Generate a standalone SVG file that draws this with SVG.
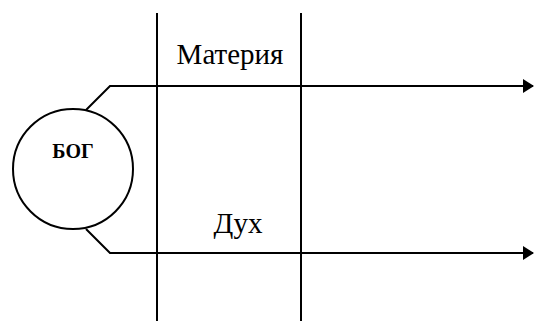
<svg xmlns="http://www.w3.org/2000/svg" width="534" height="322" viewBox="0 0 534 322">
<style>
.ln{stroke:#000;stroke-width:2;fill:none}
.t{font-family:"Liberation Serif","Times New Roman",serif;fill:#000}
</style>
<defs>
<marker id="ah" markerWidth="11" markerHeight="14" refX="10" refY="7" orient="auto" markerUnits="userSpaceOnUse">
<path d="M0,0 L11,7 L0,14 Z" fill="#000"/>
</marker>
</defs>
<rect width="534" height="322" fill="#fff"/>
<g id="dividers">
<line class="ln" x1="157" y1="13" x2="157" y2="321"/>
<line class="ln" x1="301" y1="13" x2="301" y2="321"/>
</g>
<g id="god">
<circle class="ln" cx="73" cy="169" r="60"/>
<text class="t" x="73" y="158" font-size="20" font-weight="bold" text-anchor="middle">БОГ</text>
</g>
<g id="connectors">
<polyline class="ln" points="86,110 110,86 533,86" marker-end="url(#ah)"/>
<polyline class="ln" points="86,229 110,253 533,253" marker-end="url(#ah)"/>
</g>
<g id="labels">
<text class="t" x="230" y="64" font-size="29" text-anchor="middle">Материя</text>
<text class="t" x="238" y="233" font-size="29" text-anchor="middle">Дух</text>
</g>
</svg>
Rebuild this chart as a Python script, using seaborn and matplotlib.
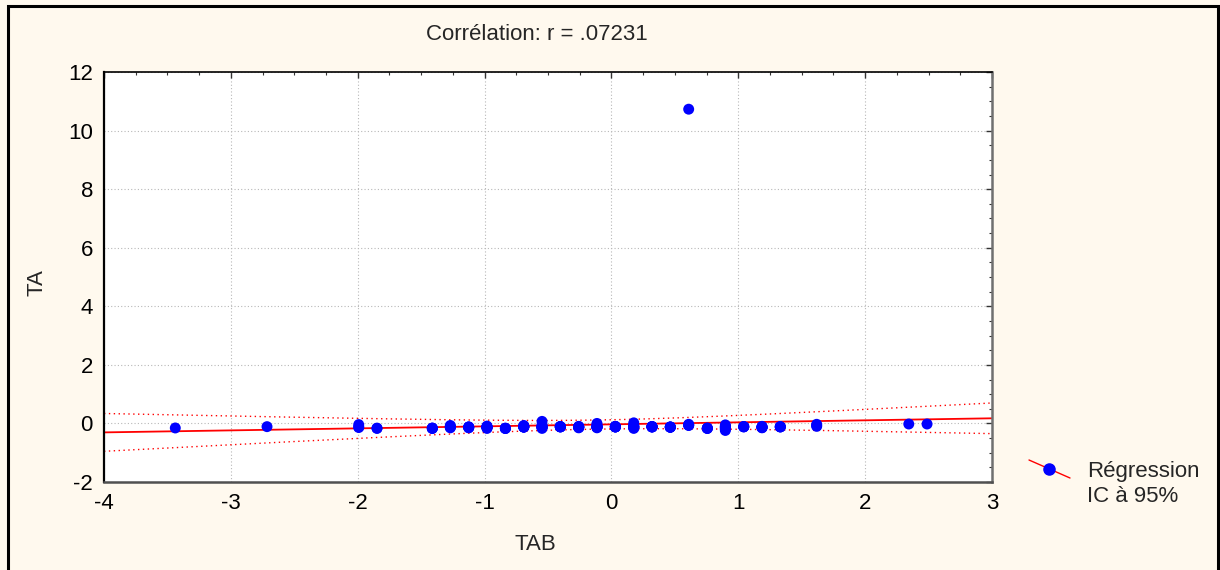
import numpy as np
import pandas as pd
import matplotlib
matplotlib.use("Agg")
import matplotlib.pyplot as plt
from matplotlib.lines import Line2D
from matplotlib.patches import Rectangle
from matplotlib.ticker import MultipleLocator
import seaborn as sns

# Standardised TAB score (x) and TA value (y) for each subject
tab = [
    -3.438,
    -2.715,
    -1.992, -1.992, -1.992,
    -1.848, -1.848,
    -1.412, -1.412, -1.412, -1.412,
    -1.270, -1.270, -1.270, -1.270, -1.270,
    -1.125, -1.125, -1.125, -1.125, -1.125,
    -0.981, -0.981, -0.981, -0.981, -0.981, -0.981, -0.981, -0.981,
    -0.836, -0.836, -0.836, -0.836,
    -0.691, -0.691, -0.691, -0.691, -0.691, -0.691, -0.691, -0.691,
    -0.547, -0.547, -0.547, -0.547, -0.547, -0.547, -0.547, -0.547, -0.547,
    -0.403, -0.403, -0.403, -0.403, -0.403, -0.403,
    -0.258, -0.258, -0.258, -0.258, -0.258, -0.258, -0.258, -0.258,
    -0.114, -0.114, -0.114, -0.114, -0.114, -0.114, -0.114, -0.114, -0.114,
    0.031, 0.031, 0.031, 0.031, 0.031, 0.031, 0.031, 0.031,
    0.176, 0.176, 0.176, 0.176, 0.176, 0.176, 0.176, 0.176, 0.176,
    0.320, 0.320, 0.320, 0.320, 0.320, 0.320, 0.320,
    0.464, 0.464, 0.464, 0.464, 0.464,
    0.609, 0.609, 0.609, 0.609, 0.609,
    0.756, 0.756, 0.756, 0.756,
    0.898, 0.898, 0.898, 0.898, 0.898, 0.898, 0.898, 0.898,
    1.043, 1.043, 1.043, 1.043,
    1.187, 1.187, 1.187, 1.187, 1.187, 1.187,
    1.331, 1.331, 1.331, 1.331,
    1.618, 1.618, 1.618,
    2.344,
    2.488,
]
ta = [
    -0.155,
    -0.11,
    -0.04, -0.14, -0.12,
    -0.17, -0.16,
    -0.17, -0.16, -0.17, -0.16,
    -0.07, -0.15, -0.11, -0.12, -0.13,
    -0.12, -0.15, -0.13, -0.12, -0.14,
    -0.09, -0.17, -0.12, -0.14, -0.13, -0.12, -0.15, -0.12,
    -0.17, -0.17, -0.16, -0.17,
    -0.07, -0.13, -0.10, -0.11, -0.12, -0.11, -0.12, -0.12,
    0.07, -0.17, -0.05, -0.10, -0.13, -0.12, -0.11, -0.14, -0.12,
    -0.11, -0.11, -0.12, -0.11, -0.12, -0.11,
    -0.10, -0.15, -0.12, -0.13, -0.12, -0.13, -0.12, -0.12,
    0.00, -0.15, -0.06, -0.10, -0.12, -0.11, -0.12, -0.13, -0.12,
    -0.11, -0.11, -0.10, -0.12, -0.11, -0.12, -0.11, -0.12,
    0.02, -0.17, -0.05, -0.10, -0.13, -0.12, -0.11, -0.14, -0.12,
    -0.11, -0.11, -0.12, -0.11, -0.12, -0.11, -0.12,
    -0.13, -0.13, -0.12, -0.13, -0.12,
    10.73, -0.07, -0.03, -0.06, -0.05,
    -0.17, -0.16, -0.17, -0.16,
    -0.05, -0.24, -0.12, -0.18, -0.15, -0.20, -0.10, -0.12,
    -0.11, -0.11, -0.12, -0.11,
    -0.10, -0.15, -0.13, -0.12, -0.14, -0.13,
    -0.11, -0.11, -0.12, -0.12,
    -0.03, -0.10, -0.07,
    -0.02,
    -0.02,
]

x_ticks = [-4, -3, -2, -1, 0, 1, 2, 3]
y_ticks = [-2, 0, 2, 4, 6, 8, 10, 12]

df = pd.DataFrame({"TAB": tab, "TA": ta})

sns.set_theme(style="white")
plt.rcParams["font.family"] = ["Liberation Sans", "DejaVu Sans"]

FS = 16
cream = "#FFF9EE"
fig = plt.figure(figsize=(12.2, 5.7), dpi=100, facecolor=cream)
ax = fig.add_axes([104 / 1220, 1 - 482 / 570, 888 / 1220, 410 / 570])
ax.set_facecolor("white")

# Least-squares fit and 95% confidence band of the mean
x = df["TAB"].to_numpy()
y = df["TA"].to_numpy()
n = len(x)
slope, intercept = np.polyfit(x, y, 1)
resid = y - (intercept + slope * x)
s = np.sqrt(np.sum(resid ** 2) / (n - 2))
sxx = np.sum((x - x.mean()) ** 2)
t_crit = 1.978
xs = np.linspace(-4, 3, 200)
fit = intercept + slope * xs
half = t_crit * s * np.sqrt(1 / n + (xs - x.mean()) ** 2 / sxx)

ax.grid(True, color="#b8b8b8", linestyle=(0, (1, 2)), linewidth=0.8)
ax.set_axisbelow(True)

sns.lineplot(x=xs, y=fit, ax=ax, color="red", linewidth=1.3, zorder=2)
sns.lineplot(x=xs, y=fit + half, ax=ax, color="red", linewidth=1.0,
             linestyle=(0, (1, 2.5)), zorder=2)
sns.lineplot(x=xs, y=fit - half, ax=ax, color="red", linewidth=1.0,
             linestyle=(0, (1, 2.5)), zorder=2)
sns.scatterplot(data=df, x="TAB", y="TA", ax=ax, color="#0000FF", s=62,
                edgecolor="none", linewidth=0, zorder=3)

ax.set_xlim(-4, 3)
ax.set_ylim(-2, 12)
ax.set_xticks(x_ticks)
ax.set_yticks(y_ticks)
ax.set_xticklabels([str(v) for v in x_ticks])
ax.set_yticklabels([str(v) for v in y_ticks])
ax.xaxis.set_minor_locator(MultipleLocator(0.25))
ax.yaxis.set_minor_locator(MultipleLocator(0.5))
ax.tick_params(which="both", direction="in", top=True, right=True,
               labelsize=FS, colors="#333333", labelcolor="black")
ax.tick_params(which="major", length=4, width=1, pad=8)
ax.tick_params(which="minor", length=2.5, width=0.8)
ax.set_xlabel("TAB", fontsize=FS)
ax.set_ylabel("TA", fontsize=FS)
ax.xaxis.set_label_coords((535 - 104) / 888, (482 - 545) / 410)
ax.xaxis.label.set_va("center")
ax.yaxis.set_label_coords((37 - 104) / 888, (482 - 283) / 410)
ax.yaxis.label.set_va("center")

for side, col, lw in [("left", "black", 1.6), ("top", "black", 1.2),
                      ("bottom", "#505050", 1.8), ("right", "#707070", 1.8)]:
    ax.spines[side].set_visible(True)
    ax.spines[side].set_color(col)
    ax.spines[side].set_linewidth(lw)

fig.text(537 / 1220, 1 - 34 / 570, "Corrélation: r = .07231", fontsize=FS,
         ha="center", va="center")

# Legend key drawn in figure space
fig.add_artist(Line2D([1029 / 1220, 1070 / 1220], [1 - 460 / 570, 1 - 478 / 570],
                      transform=fig.transFigure, color="red", linewidth=1.0))
fig.add_artist(Line2D([1049 / 1220], [1 - 469 / 570], transform=fig.transFigure,
                      marker="o", markersize=8, color="#0000FF", linestyle="none"))
fig.text(1087 / 1220, 1 - 472 / 570, "Régression", fontsize=FS, ha="left", va="center")
fig.text(1087 / 1220, 1 - 497 / 570, "IC à 95%", fontsize=FS, ha="left", va="center")

# Frame around the figure
fig.add_artist(Rectangle((8 / 1220, -0.05), 1210 / 1220, 1.05 - 6 / 570,
                         transform=fig.transFigure, fill=False,
                         edgecolor="black", linewidth=2.2))

fig.savefig("out.png", dpi=100, facecolor=cream)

################

## [Problem statement]
Scan the material above. Copy each line that holds the word "this".

## [Response to the exercise]
Generate a standalone SVG file that draws this with SVG.
Rebuild this chart as a Python script, using seaborn and matplotlib.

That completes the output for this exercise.